* BEGIN *

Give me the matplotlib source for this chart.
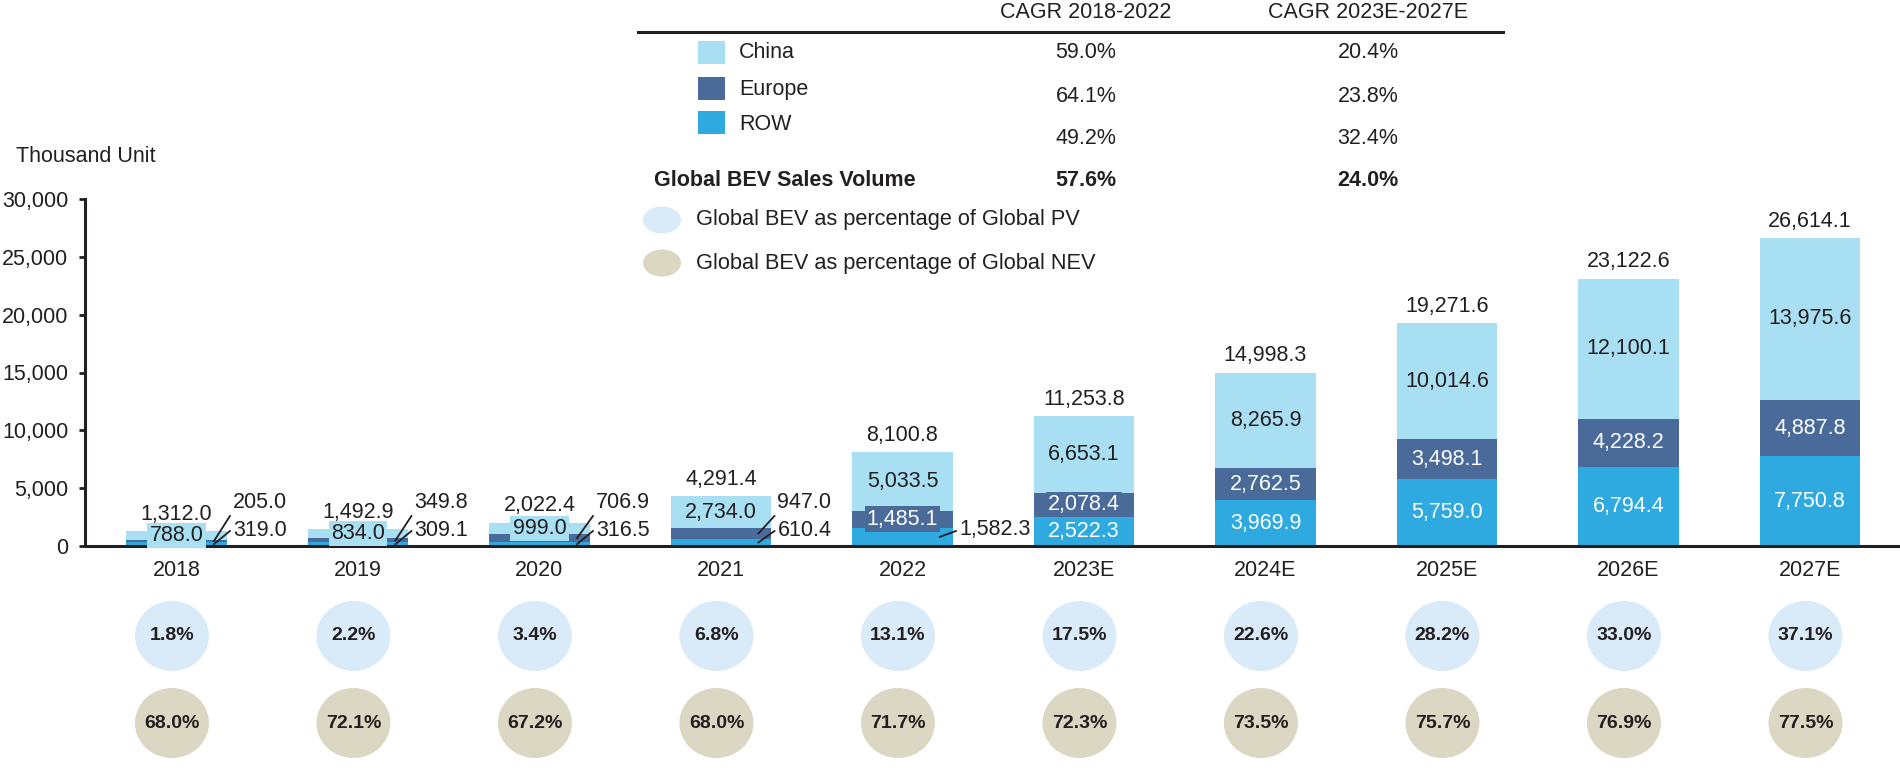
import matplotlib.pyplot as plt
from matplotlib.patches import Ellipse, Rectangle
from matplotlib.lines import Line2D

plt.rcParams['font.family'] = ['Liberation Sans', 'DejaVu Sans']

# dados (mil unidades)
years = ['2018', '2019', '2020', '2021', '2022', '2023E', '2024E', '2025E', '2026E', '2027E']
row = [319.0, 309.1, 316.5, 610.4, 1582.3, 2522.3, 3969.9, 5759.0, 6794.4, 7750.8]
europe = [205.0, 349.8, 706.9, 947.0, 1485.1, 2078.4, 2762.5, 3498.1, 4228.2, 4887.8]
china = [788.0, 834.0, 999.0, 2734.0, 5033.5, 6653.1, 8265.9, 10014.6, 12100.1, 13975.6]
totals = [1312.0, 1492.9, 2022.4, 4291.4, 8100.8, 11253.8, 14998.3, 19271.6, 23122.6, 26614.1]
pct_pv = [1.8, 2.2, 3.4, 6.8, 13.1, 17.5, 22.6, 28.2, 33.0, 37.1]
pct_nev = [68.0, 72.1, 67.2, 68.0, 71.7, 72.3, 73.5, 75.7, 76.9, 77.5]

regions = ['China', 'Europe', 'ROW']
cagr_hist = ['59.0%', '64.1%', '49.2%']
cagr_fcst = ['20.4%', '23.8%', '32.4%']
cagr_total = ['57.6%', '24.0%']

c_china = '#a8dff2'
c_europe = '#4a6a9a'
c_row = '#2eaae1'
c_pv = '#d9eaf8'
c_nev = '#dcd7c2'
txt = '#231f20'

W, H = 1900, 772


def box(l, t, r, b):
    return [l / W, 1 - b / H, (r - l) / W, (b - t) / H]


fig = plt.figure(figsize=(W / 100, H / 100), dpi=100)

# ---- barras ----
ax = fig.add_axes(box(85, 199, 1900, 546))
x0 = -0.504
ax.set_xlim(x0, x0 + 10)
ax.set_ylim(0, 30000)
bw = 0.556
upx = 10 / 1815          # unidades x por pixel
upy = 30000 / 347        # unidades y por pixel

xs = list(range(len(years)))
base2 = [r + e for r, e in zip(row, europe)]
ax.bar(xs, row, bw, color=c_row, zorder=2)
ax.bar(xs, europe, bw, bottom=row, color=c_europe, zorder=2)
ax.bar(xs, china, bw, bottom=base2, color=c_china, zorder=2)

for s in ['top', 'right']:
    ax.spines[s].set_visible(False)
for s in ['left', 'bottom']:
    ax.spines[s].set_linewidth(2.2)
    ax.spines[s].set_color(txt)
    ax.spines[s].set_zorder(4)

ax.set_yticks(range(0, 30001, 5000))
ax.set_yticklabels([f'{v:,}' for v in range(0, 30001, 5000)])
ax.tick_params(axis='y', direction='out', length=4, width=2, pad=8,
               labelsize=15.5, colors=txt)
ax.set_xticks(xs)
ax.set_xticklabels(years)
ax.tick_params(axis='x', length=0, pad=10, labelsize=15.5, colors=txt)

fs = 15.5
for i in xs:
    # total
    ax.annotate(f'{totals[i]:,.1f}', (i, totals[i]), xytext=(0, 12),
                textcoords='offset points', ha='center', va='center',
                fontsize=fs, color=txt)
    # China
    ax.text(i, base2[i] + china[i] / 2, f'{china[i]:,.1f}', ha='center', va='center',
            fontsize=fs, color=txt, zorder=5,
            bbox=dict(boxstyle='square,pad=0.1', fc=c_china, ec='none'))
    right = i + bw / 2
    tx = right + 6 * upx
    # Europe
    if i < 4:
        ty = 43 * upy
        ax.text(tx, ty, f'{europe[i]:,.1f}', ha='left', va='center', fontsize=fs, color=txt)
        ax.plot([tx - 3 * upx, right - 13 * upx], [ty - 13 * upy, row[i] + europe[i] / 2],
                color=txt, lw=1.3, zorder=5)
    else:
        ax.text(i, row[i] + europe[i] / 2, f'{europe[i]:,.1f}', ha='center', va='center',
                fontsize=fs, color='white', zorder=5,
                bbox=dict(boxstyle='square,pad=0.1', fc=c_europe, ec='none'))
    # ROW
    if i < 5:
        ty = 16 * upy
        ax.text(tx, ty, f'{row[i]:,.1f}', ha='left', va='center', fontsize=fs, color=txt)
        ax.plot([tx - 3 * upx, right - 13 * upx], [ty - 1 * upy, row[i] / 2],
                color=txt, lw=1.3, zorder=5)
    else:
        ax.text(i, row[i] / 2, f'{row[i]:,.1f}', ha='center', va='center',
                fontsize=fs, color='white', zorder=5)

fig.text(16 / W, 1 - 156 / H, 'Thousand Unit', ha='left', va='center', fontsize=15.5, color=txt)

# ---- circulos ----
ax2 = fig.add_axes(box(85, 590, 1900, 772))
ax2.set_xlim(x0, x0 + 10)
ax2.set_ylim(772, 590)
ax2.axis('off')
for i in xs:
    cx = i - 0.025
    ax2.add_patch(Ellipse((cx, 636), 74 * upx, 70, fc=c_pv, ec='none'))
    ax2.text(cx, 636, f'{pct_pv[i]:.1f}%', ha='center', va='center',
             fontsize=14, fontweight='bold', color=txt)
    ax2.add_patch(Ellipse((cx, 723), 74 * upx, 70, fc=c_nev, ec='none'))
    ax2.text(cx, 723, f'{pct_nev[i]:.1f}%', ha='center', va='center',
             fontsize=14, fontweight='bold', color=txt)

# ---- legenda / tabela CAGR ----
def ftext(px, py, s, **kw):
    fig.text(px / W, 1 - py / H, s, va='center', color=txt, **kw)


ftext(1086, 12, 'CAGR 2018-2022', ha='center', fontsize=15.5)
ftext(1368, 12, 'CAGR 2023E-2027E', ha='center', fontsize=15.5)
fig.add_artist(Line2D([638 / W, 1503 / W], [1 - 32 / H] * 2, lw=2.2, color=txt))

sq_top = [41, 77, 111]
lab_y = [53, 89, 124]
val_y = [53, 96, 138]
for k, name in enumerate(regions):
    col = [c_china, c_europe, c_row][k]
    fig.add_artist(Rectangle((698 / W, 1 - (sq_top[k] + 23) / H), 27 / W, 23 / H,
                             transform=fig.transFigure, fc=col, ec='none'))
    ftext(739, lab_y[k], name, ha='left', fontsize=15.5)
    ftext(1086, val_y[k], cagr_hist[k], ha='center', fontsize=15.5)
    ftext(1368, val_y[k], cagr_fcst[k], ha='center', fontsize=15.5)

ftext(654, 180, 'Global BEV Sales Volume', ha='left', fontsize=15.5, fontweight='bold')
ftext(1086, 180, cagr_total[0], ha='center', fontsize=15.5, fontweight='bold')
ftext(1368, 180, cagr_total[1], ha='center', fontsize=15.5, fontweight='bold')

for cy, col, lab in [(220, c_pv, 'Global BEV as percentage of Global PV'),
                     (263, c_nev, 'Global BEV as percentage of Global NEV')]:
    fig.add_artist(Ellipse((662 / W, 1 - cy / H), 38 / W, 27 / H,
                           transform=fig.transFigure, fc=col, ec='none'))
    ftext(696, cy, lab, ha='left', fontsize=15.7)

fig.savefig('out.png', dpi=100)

* END *

> [Objective]
Restate the material word for word from its first line through the line containing "fig = plt.figure(figsize=(W", both included; the pictures do not belong in it.

> [Answer to this task]
Give me the matplotlib source for this chart.
import matplotlib.pyplot as plt
from matplotlib.patches import Ellipse, Rectangle
from matplotlib.lines import Line2D

plt.rcParams['font.family'] = ['Liberation Sans', 'DejaVu Sans']

# dados (mil unidades)
years = ['2018', '2019', '2020', '2021', '2022', '2023E', '2024E', '2025E', '2026E', '2027E']
row = [319.0, 309.1, 316.5, 610.4, 1582.3, 2522.3, 3969.9, 5759.0, 6794.4, 7750.8]
europe = [205.0, 349.8, 706.9, 947.0, 1485.1, 2078.4, 2762.5, 3498.1, 4228.2, 4887.8]
china = [788.0, 834.0, 999.0, 2734.0, 5033.5, 6653.1, 8265.9, 10014.6, 12100.1, 13975.6]
totals = [1312.0, 1492.9, 2022.4, 4291.4, 8100.8, 11253.8, 14998.3, 19271.6, 23122.6, 26614.1]
pct_pv = [1.8, 2.2, 3.4, 6.8, 13.1, 17.5, 22.6, 28.2, 33.0, 37.1]
pct_nev = [68.0, 72.1, 67.2, 68.0, 71.7, 72.3, 73.5, 75.7, 76.9, 77.5]

regions = ['China', 'Europe', 'ROW']
cagr_hist = ['59.0%', '64.1%', '49.2%']
cagr_fcst = ['20.4%', '23.8%', '32.4%']
cagr_total = ['57.6%', '24.0%']

c_china = '#a8dff2'
c_europe = '#4a6a9a'
c_row = '#2eaae1'
c_pv = '#d9eaf8'
c_nev = '#dcd7c2'
txt = '#231f20'

W, H = 1900, 772


def box(l, t, r, b):
    return [l / W, 1 - b / H, (r - l) / W, (b - t) / H]


fig = plt.figure(figsize=(W / 100, H / 100), dpi=100)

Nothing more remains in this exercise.